▶ [Task brief]: Gather all lines from the material that contain "this".

▶ [Items]:
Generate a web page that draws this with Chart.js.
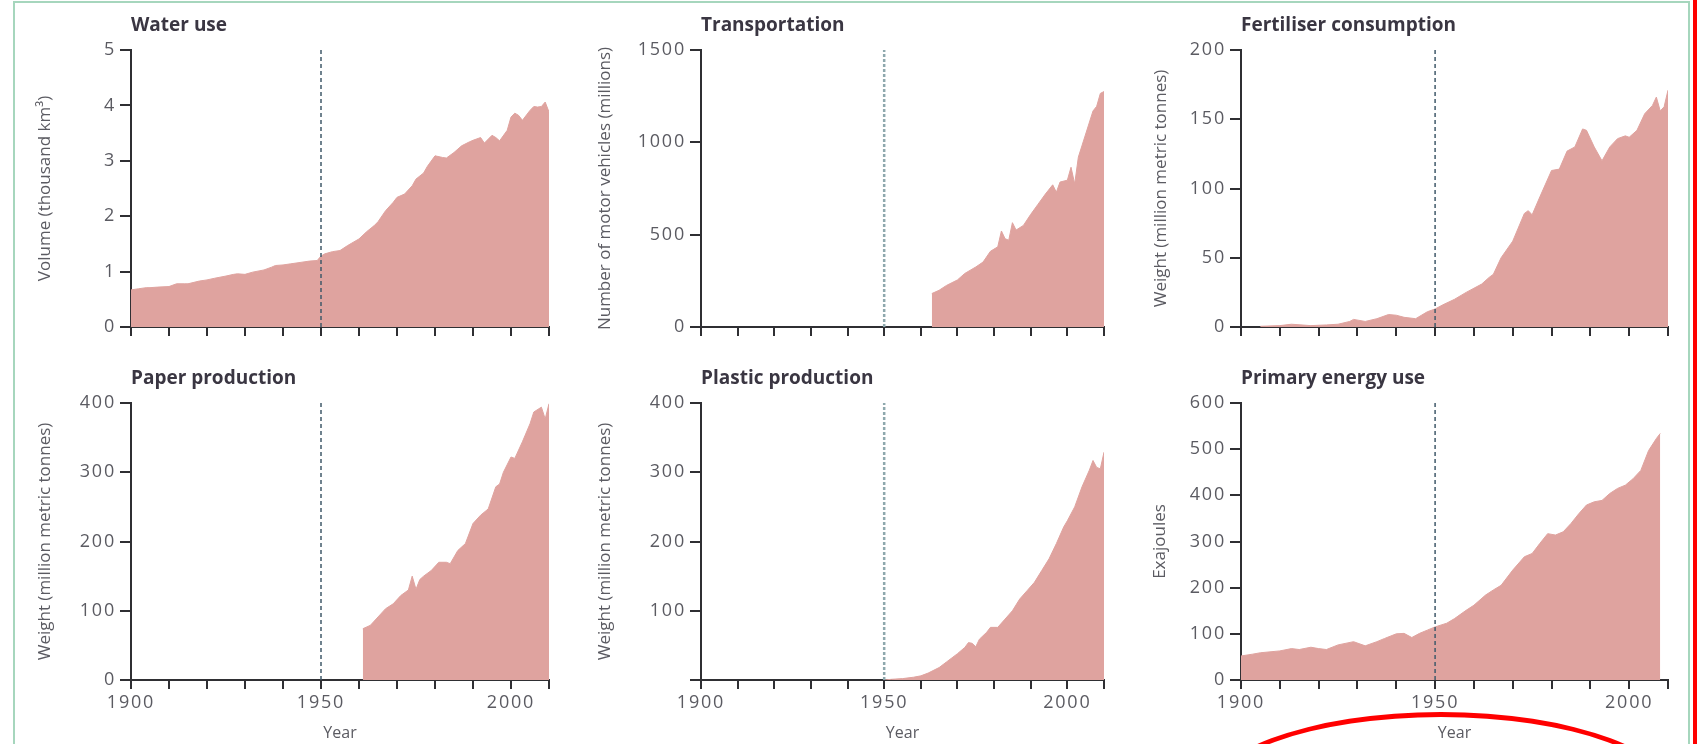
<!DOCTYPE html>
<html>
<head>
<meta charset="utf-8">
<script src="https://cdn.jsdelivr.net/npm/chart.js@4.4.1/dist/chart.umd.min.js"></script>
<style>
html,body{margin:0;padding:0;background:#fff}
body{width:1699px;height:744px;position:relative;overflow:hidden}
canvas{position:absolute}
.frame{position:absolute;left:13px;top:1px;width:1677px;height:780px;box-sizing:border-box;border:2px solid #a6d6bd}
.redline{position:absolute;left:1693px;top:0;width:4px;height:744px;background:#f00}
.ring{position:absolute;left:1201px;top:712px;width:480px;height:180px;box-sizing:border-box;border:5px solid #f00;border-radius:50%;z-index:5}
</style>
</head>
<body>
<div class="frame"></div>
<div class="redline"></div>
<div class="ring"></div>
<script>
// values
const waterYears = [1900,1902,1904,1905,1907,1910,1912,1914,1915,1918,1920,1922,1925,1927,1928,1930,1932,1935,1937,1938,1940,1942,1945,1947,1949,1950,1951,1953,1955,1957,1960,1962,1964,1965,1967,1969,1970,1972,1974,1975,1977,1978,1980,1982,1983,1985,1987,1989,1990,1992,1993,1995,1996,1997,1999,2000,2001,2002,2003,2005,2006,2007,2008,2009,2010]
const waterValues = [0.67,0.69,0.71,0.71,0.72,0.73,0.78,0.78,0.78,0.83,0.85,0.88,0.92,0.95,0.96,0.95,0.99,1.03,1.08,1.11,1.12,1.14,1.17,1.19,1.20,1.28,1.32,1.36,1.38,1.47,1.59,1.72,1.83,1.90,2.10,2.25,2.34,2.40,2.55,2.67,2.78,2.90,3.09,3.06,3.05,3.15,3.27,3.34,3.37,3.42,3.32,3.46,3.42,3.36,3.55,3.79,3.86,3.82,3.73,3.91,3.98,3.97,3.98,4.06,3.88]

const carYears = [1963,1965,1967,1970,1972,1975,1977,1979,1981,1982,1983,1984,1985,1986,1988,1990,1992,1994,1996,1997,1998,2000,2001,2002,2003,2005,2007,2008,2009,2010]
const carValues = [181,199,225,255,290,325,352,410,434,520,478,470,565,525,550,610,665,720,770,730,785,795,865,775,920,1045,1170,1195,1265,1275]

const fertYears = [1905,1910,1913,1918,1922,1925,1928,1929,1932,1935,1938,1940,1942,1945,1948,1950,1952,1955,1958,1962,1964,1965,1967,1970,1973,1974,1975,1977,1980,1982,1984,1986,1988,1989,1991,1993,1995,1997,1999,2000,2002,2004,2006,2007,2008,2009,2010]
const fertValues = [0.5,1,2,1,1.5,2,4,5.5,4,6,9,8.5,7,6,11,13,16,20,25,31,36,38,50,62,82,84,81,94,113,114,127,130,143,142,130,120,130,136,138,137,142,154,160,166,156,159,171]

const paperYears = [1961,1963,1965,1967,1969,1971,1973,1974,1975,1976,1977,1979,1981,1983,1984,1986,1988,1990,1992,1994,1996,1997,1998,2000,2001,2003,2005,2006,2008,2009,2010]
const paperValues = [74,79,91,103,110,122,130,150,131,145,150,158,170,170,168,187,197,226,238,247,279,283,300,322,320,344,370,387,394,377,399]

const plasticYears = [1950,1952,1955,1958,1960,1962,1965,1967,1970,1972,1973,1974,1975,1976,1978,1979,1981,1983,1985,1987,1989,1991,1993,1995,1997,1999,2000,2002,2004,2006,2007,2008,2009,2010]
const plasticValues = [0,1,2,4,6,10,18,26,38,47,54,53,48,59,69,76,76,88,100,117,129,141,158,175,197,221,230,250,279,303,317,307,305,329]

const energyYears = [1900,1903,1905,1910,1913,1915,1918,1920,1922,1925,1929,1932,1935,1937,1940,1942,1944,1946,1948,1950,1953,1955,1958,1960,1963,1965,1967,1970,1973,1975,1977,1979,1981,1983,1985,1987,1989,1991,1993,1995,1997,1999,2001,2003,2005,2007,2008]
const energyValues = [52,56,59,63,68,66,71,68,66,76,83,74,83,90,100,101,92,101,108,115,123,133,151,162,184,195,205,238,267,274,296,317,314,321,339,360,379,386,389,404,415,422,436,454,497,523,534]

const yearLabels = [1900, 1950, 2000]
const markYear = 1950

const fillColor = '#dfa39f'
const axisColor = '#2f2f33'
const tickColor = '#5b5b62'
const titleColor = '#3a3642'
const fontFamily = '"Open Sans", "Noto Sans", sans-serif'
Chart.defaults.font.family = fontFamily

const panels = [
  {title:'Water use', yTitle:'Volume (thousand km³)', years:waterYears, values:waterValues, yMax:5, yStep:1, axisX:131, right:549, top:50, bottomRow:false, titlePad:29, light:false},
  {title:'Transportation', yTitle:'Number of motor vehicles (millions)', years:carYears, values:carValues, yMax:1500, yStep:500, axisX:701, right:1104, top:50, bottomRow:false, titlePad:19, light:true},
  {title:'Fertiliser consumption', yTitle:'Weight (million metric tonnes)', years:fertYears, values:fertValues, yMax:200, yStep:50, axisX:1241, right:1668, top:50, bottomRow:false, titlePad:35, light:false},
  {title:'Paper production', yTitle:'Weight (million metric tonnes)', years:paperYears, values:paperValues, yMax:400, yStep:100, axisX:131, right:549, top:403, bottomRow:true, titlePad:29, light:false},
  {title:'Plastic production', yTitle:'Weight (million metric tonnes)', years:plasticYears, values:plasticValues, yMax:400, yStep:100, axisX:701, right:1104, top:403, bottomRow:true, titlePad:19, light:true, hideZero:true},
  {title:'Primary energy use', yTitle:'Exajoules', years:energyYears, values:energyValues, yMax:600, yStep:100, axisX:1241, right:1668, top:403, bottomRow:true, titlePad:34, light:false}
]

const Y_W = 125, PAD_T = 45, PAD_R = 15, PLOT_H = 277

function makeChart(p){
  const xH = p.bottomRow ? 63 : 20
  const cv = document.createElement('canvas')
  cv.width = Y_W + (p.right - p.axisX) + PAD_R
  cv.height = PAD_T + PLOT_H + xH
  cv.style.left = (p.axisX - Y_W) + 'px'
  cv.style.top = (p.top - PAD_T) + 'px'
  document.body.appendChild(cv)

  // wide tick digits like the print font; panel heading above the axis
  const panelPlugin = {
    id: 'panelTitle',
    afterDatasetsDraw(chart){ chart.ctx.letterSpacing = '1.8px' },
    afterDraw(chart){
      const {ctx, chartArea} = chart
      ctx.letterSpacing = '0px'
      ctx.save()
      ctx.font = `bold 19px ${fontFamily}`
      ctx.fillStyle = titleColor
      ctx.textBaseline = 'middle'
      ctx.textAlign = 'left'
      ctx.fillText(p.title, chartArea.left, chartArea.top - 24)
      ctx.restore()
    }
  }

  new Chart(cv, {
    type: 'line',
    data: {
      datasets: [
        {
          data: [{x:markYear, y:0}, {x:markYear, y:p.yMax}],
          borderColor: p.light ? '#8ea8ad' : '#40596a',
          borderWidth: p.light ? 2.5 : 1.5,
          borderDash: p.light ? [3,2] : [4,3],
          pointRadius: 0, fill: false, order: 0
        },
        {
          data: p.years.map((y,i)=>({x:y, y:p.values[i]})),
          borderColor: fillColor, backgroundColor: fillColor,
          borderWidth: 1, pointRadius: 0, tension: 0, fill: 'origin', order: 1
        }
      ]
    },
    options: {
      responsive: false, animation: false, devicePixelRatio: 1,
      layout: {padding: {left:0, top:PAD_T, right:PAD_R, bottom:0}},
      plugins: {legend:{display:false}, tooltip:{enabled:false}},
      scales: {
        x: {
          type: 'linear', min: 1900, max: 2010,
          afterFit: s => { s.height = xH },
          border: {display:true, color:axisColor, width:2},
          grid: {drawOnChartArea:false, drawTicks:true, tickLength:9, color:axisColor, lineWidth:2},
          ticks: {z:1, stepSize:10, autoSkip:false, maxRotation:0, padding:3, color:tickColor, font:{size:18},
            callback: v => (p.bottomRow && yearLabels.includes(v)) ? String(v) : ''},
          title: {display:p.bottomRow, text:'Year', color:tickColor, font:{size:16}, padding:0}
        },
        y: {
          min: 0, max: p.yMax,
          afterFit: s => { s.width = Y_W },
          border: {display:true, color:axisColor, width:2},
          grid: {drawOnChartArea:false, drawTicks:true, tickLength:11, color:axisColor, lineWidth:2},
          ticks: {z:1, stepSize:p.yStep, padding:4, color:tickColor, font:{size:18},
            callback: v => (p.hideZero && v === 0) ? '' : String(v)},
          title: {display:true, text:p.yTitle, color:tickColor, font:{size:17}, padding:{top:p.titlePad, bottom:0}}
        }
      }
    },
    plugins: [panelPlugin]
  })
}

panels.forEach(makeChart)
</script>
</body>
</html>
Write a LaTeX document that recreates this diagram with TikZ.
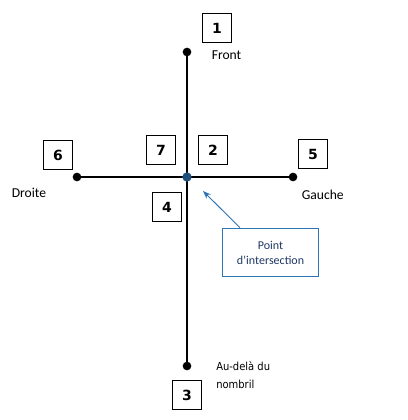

▶ [Task output]:
Generate a web page that draws this with Chart.js.
Write a LaTeX document that recreates this diagram with TikZ.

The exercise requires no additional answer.